Die Inflation in der Türkei ist im Mai leicht gesunken. Die Jahresteuerung lag nach offiziellen Angaben bei 39,6 Prozent nach 43,7 Prozent im April. Die türkische Währung Lira rutschte derweil weiter ab. Sowohl gegenüber dem US-Dollar als auch zum Euro wurden neue historische Tiefststände markiert. Für Touristen ist die Türkei dennoch nicht billig.
Die Nominierung von Mehmet Simsek zum türkischen Finanzminister kann die Talfahrt der Landeswährung vorerst nicht stoppen. Gleichzeitig stiegen Dollar und Euro am Montag um jeweils mehr als ein Prozent. Mit 21,26 beziehungsweise 22,95 Lira markierten sie jeweils ein Rekordhoch.
Simsek, der bereits 2009 und 2018 Finanzminister war, hatte am Wochenende die Rückkehr seines Landes zu "rationalen Grundlagen" in der Wirtschafts- und Finanzpolitik angekündigt. "Eine regelbasierte, berechenbare türkische Wirtschaft wird der Schlüssel zur Erreichung des angestrebten Wohlstands sein", zitiert Reuters Simsek. Hauptziele seien die Einführung von Haushaltsdisziplin und die Gewährleistung von Preisstabilität für ein nachhaltiges, hohes Wachstum. Medienberichten zufolge will Simsek die Zinsen innerhalb der kommenden 18 Monate auf 25 Prozent anheben.
Der türkische Staatspräsident Recep Tayyip Erdogan hatte in den vergangenen Jahren mehrere Finanzminister und Notenbank-Chefs gefeuert, um seine Wirtschafts- und Geldpolitik durchzusetzen. Erdogan ist ein selbst ernannter "Zinsfeind" und will entgegen der Wirtschaftstheorie mit billigem Geld die Wirtschaft ankurbeln. Weil dadurch aber der Kurs der Lira verfällt, verteuern sich Importe und heizen die Inflation an.
Die schwache Lira sollte die Türkei doch für Reisende attraktiv machen, sollte man meinen. Doch die Türkei ist aktuell nicht billig, schreibt die WirtschaftsWoche. "Ich habe Istanbul noch nie so teuer erlebt", sagt etwa Süleyman, ein Deutsch-Türke, der regelmäßig in der Stadt ist.
Auch andere Türkei-Touristen wundern sich über die ungewohnt hohen Preise. Ein Abendessen zu zweit mit einer Flasche Wein kostet in Istanbul derzeit kaum weniger als in Düsseldorf oder Berlin. Die Preise im Land am Bosperus steigen schneller als die Lira fällt.
Unterdessen boomt der Tourismus – die wichtigste Devisenquelle der Türkei.
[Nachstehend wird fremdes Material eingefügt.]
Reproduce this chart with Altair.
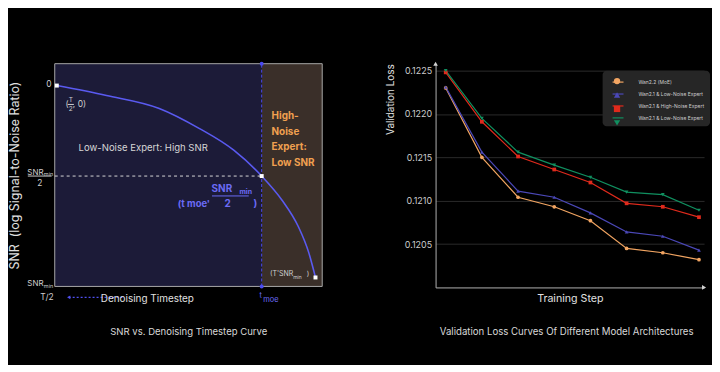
import altair as alt
import pandas as pd

FONT = "Inter"

# ---------------- Left panel: SNR vs denoising timestep ----------------
curve_t = [0.5, 0.596, 0.698, 0.775, 0.842, 0.896, 0.935, 0.967, 0.987, 1.0]
curve_snr = [0.0, -0.05, -0.115, -0.215, -0.325, -0.455, -0.575, -0.71, -0.84, -0.965]
T_HALF, T_MOE, T_END = 0.5, 0.896, 1.0
SNR_ZERO, SNR_HALF, SNR_END = 0.0, -0.455, -0.965
X_DOM = [0.496, 1.013]
Y_DOM = [-1.01, 0.11]

xs = alt.Scale(domain=X_DOM, nice=False, zero=False)
ys = alt.Scale(domain=Y_DOM, nice=False, zero=False)
yaxis = alt.Axis(title="SNR\u00a0\u00a0(log Signal-to-Noise Ratio)", labels=False, ticks=False,
                 domain=False, grid=False, titlePadding=33, titleFontSize=12.5,
                 titleColor="#e0e0e0", titleFont=FONT, titleFontWeight="normal")


def LX(f="t"):
    return alt.X(f"{f}:Q", scale=xs, axis=None)


def LY(f="v"):
    return alt.Y(f"{f}:Q", scale=ys, axis=yaxis)


regions = pd.DataFrame({"x": [X_DOM[0], T_MOE], "x2": [T_MOE, X_DOM[1]],
                        "c": ["#1c1b38", "#3a2f29"]})
reg = alt.Chart(regions).mark_rect().encode(
    x=LX("x"), x2="x2:Q", fill=alt.Fill("c:N", scale=None))

frame = alt.Chart(pd.DataFrame({"x": [X_DOM[0]], "x2": [X_DOM[1]], "y": [Y_DOM[0]], "y2": [Y_DOM[1]]})
                  ).mark_rect(fill=None, stroke="#a8a8a8", strokeWidth=1).encode(
    x=LX("x"), x2="x2:Q", y=LY("y"), y2="y2:Q")

hdash = alt.Chart(pd.DataFrame({"t": [X_DOM[0]], "t2": [T_MOE], "v": [SNR_HALF]})).mark_rule(
    color="#d8d8d8", strokeDash=[3, 3], strokeWidth=1).encode(x=LX(), x2="t2:Q", y=LY())

vdash = alt.Chart(pd.DataFrame({"t": [T_MOE], "v": [Y_DOM[0]], "v2": [Y_DOM[1]]})).mark_rule(
    color="#4a4af0", strokeDash=[3, 2], strokeWidth=1).encode(x=LX(), y=LY(), y2="v2:Q")

curve = alt.Chart(pd.DataFrame({"t": curve_t, "v": curve_snr})).mark_line(
    color="#5a5af0", strokeWidth=1.6, interpolate="monotone").encode(x=LX(), y=LY())

wpts = alt.Chart(pd.DataFrame({"t": [T_HALF, T_MOE, T_END], "v": [SNR_ZERO, SNR_HALF, SNR_END]})).mark_point(
    filled=True, color="#ffffff", size=16, opacity=1, shape="square").encode(x=LX(), y=LY())

bpts = alt.Chart(pd.DataFrame({"t": [T_MOE, T_MOE], "v": [Y_DOM[0], Y_DOM[1]]})).mark_point(
    filled=True, color="#4a4af0", size=16, opacity=1).encode(x=LX(), y=LY())


def ltext(rows, **kw):
    df = pd.DataFrame(rows, columns=["t", "v", "txt"])
    props = dict(font=FONT, baseline="middle")
    props.update(kw)
    return alt.Chart(df).mark_text(**props).encode(x=LX(), y=LY(), text="txt:N")


BLUE = "#6b6bf5"
GREY = "#cfcfcf"
texts = [
    ltext([(0.667, -0.315, "Low-Noise Expert: High SNR")], fontSize=9.6, color="#d6d6d6", align="center"),
    ltext([(0.915, -0.155, "High-"), (0.915, -0.235, "Noise"), (0.915, -0.31, "Expert:"),
           (0.915, -0.39, "Low SNR")], fontSize=10, fontWeight="bold", color="#f0a050", align="left"),
    # (T/2, 0)
    ltext([(0.517, -0.095, "("), (0.531, -0.095, ", 0)")], fontSize=8.5, color=GREY, align="left"),
    ltext([(0.527, -0.073, "T"), (0.527, -0.12, "2")], fontSize=6.5, color=GREY, align="center"),
    # (t moe', SNRmin/2)
    ltext([(0.819, -0.52, "SNR")], fontSize=10, fontWeight="bold", color=BLUE, align="center"),
    ltext([(0.853, -0.535, "min")], fontSize=7, fontWeight="bold", color=BLUE, align="left"),
    ltext([(0.830, -0.595, "2")], fontSize=10, fontWeight="bold", color=BLUE, align="center"),
    ltext([(0.765, -0.595, "(t moe'")], fontSize=9.5, fontWeight="bold", color=BLUE, align="center"),
    ltext([(0.884, -0.595, ")")], fontSize=10, fontWeight="bold", color=BLUE, align="center"),
    # (T'SNRmin)
    ltext([(0.912, -0.95, "(T'SNR")], fontSize=7, color=GREY, align="left"),
    ltext([(0.983, -0.95, ")")], fontSize=7, color=GREY, align="left"),
    ltext([(0.957, -0.962, "min")], fontSize=5, color=GREY, align="left"),
    # y tick labels
    ltext([(0.490, 0.01, "0")], fontSize=8.5, color=GREY, align="right"),
    ltext([(0.443, -0.44, "SNR"), (0.443, -1.0, "SNR")], fontSize=8, color=GREY, align="left"),
    ltext([(0.475, -0.447, "min"), (0.475, -1.007, "min")], fontSize=5.5, color=GREY, align="left"),
    ltext([(0.467, -0.492, "2")], fontSize=8.5, color=GREY, align="center"),
    # x axis annotations
    ltext([(0.481, -1.065, "T/2")], fontSize=8.5, color=GREY, align="center"),
    ltext([(0.675, -1.075, "Denoising Timestep")], fontSize=10, color="#e0e0e0", align="center"),
    ltext([(0.894, -1.058, "t")], fontSize=7.5, color=BLUE, align="center"),
    ltext([(0.899, -1.08, "moe")], fontSize=7.5, color=BLUE, align="left"),
    ltext([(0.755, -1.24, "SNR vs. Denoising Timestep Curve")], fontSize=9.6, color="#d8d8d8", align="center"),
]

bars = alt.Chart(pd.DataFrame({"t": [0.521, 0.800, 0.444], "t2": [0.533, 0.871, 0.490],
                               "v": [-0.095, -0.555, SNR_HALF], "c": [GREY, BLUE, GREY]})).mark_rule(
    strokeWidth=1).encode(x=LX(), x2="t2:Q", y=LY(), color=alt.Color("c:N", scale=None))

arrow_line = alt.Chart(pd.DataFrame({"t": [0.523], "t2": [0.627], "v": [-1.065]})).mark_rule(
    color="#5050f0", strokeDash=[2, 2], strokeWidth=1.2).encode(x=LX(), x2="t2:Q", y=LY())
arrow_head = alt.Chart(pd.DataFrame({"t": [0.523], "v": [-1.065]})).mark_point(
    shape="triangle-left", filled=True, color="#5050f0", size=14, opacity=1).encode(x=LX(), y=LY())

left = alt.layer(reg, frame, hdash, vdash, curve, wpts, bpts, bars, arrow_line, arrow_head, *texts
                 ).properties(width=269, height=224)

# ---------------- Right panel: validation loss ----------------
steps = [1, 2, 3, 4, 5, 6, 7, 8]
loss_moe = [0.12230, 0.12150, 0.12104, 0.12093, 0.12077, 0.12045, 0.12040, 0.12032]
loss_low_a = [0.12231, 0.12156, 0.12111, 0.12104, 0.12086, 0.12064, 0.12059, 0.12043]
loss_high = [0.12248, 0.12191, 0.12151, 0.12136, 0.12121, 0.12097, 0.12093, 0.12081]
loss_low_b = [0.12250, 0.12195, 0.12156, 0.12141, 0.12127, 0.12110, 0.12107, 0.12089]
codes = ["A", "B", "C", "D"]
names = ["Wan2.2 (MoE)", "Wan2.1 & Low-Noise Expert", "Wan2.1 & High-Noise Expert", "Wan2.1 & Low-Noise Expert"]
colors = ["#f2a562", "#4b48b8", "#e02a1c", "#109060"]
shapes = ["circle", "triangle-up", "square", "triangle-down"]
y_ticks = [0.1205, 0.1210, 0.1215, 0.1220, 0.1225]
X2_DOM = [0.72, 8.14]
Y2_DOM = [0.12, 0.12258]

rows = []
for code, vals in zip(codes, [loss_moe, loss_low_a, loss_high, loss_low_b]):
    for s, v in zip(steps, vals):
        rows.append({"step": s, "loss": v, "series": code, "series_m": code})
ldf = pd.DataFrame(rows)

label_expr = " : ".join(f"datum.label == '{c}' ? '{n}'" for c, n in zip(codes, names)) + " : ''"

xs2 = alt.Scale(domain=X2_DOM, nice=False, zero=False)
ys2 = alt.Scale(domain=Y2_DOM, nice=False, zero=False)
xaxis2 = alt.Axis(title="Training Step", labels=False, ticks=False, grid=False, domainColor="#b0b0b0",
                  titleColor="#e0e0e0", titleFontSize=10.7, titleFont=FONT, titleFontWeight="normal",
                  titlePadding=6)
yaxis2 = alt.Axis(title="Validation Loss", values=y_ticks, format=".4f", ticks=False, labelPadding=4,
                  labelColor="#cccccc", labelFontSize=9, labelFont=FONT, domainColor="#b0b0b0",
                  gridColor="#2a2a2a", titleColor="#e0e0e0", titleFontSize=10, titleFont=FONT,
                  titleFontWeight="normal", titleAnchor="end", titlePadding=9)


def RX(f="step"):
    return alt.X(f"{f}:Q", scale=xs2, axis=xaxis2)


def RY(f="loss"):
    return alt.Y(f"{f}:Q", scale=ys2, axis=yaxis2)


LEG_X, LEG_Y = 168, 7
legend_lines = alt.Legend(title=None, orient="none", legendX=LEG_X, legendY=LEG_Y, symbolType="stroke",
                          symbolSize=121, symbolStrokeWidth=1.2, symbolOffset=4, labelFontSize=5,
                          labelColor="#cccccc", labelFont=FONT, labelOffset=14, padding=5, rowPadding=2,
                          fillColor="#262626", cornerRadius=4, labelExpr=label_expr, labelLimit=200)
legend_marks = alt.Legend(title=None, orient="none", legendX=LEG_X, legendY=LEG_Y, symbolSize=40,
                          symbolStrokeWidth=0, symbolOffset=4, labelFontSize=11, labelOpacity=0,
                          padding=5, rowPadding=2)

lines = alt.Chart(ldf).mark_line(strokeWidth=1.2).encode(
    x=RX(), y=RY(),
    stroke=alt.Stroke("series:N", scale=alt.Scale(domain=codes, range=colors), legend=legend_lines))
marks = alt.Chart(ldf).mark_point(filled=True, size=14, opacity=1).encode(
    x=RX(), y=RY(),
    fill=alt.Fill("series_m:N", scale=alt.Scale(range=colors), legend=legend_marks),
    shape=alt.Shape("series_m:N", scale=alt.Scale(range=shapes), legend=legend_marks))

arrow_up = alt.Chart(pd.DataFrame({"step": [X2_DOM[0]], "loss": [Y2_DOM[1]]})).mark_point(
    filled=True, color="#d0d0d0", size=22, opacity=1, shape="triangle-up").encode(x=RX(), y=RY())
arrow_right = alt.Chart(pd.DataFrame({"step": [X2_DOM[1]], "loss": [Y2_DOM[0]]})).mark_point(
    filled=True, color="#d0d0d0", size=22, opacity=1, shape="triangle-right").encode(x=RX(), y=RY())

rtitle = alt.Chart(pd.DataFrame({"step": [4.343], "loss": [0.119484],
                                 "txt": ["Validation Loss Curves Of Different Model Architectures"]})).mark_text(
    font=FONT, fontSize=9.7, color="#d8d8d8", align="center", baseline="middle").encode(
    x=RX(), y=RY(), text="txt:N")

right = alt.layer(lines, marks, arrow_up, arrow_right, rtitle).properties(width=270, height=225)

chart = alt.hconcat(left, right, spacing=114, bounds="flush").resolve_scale(
    stroke="independent", fill="independent", shape="independent", color="independent"
).properties(
    padding={"left": 0, "top": 52, "right": 1, "bottom": 26}
).configure(background="#000000").configure_view(stroke="transparent")

chart.save("out.html", embed_options={"renderer": "svg", "actions": False})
Unbeeindruckt von den jüngsten politischen und wirtschaftlichen Entwicklungen könnte in diesem Jahr sogar ein neuer Spitzenwert erreicht werden. Wichtiger für die türkische Wirtschaft wäre indes ein größerer Zufluss ausländischen Kapitals von Unternehmen und Investoren. Doch das bleibt bei den verhältnismäßig niedrigen Zinsen weiterhin fern.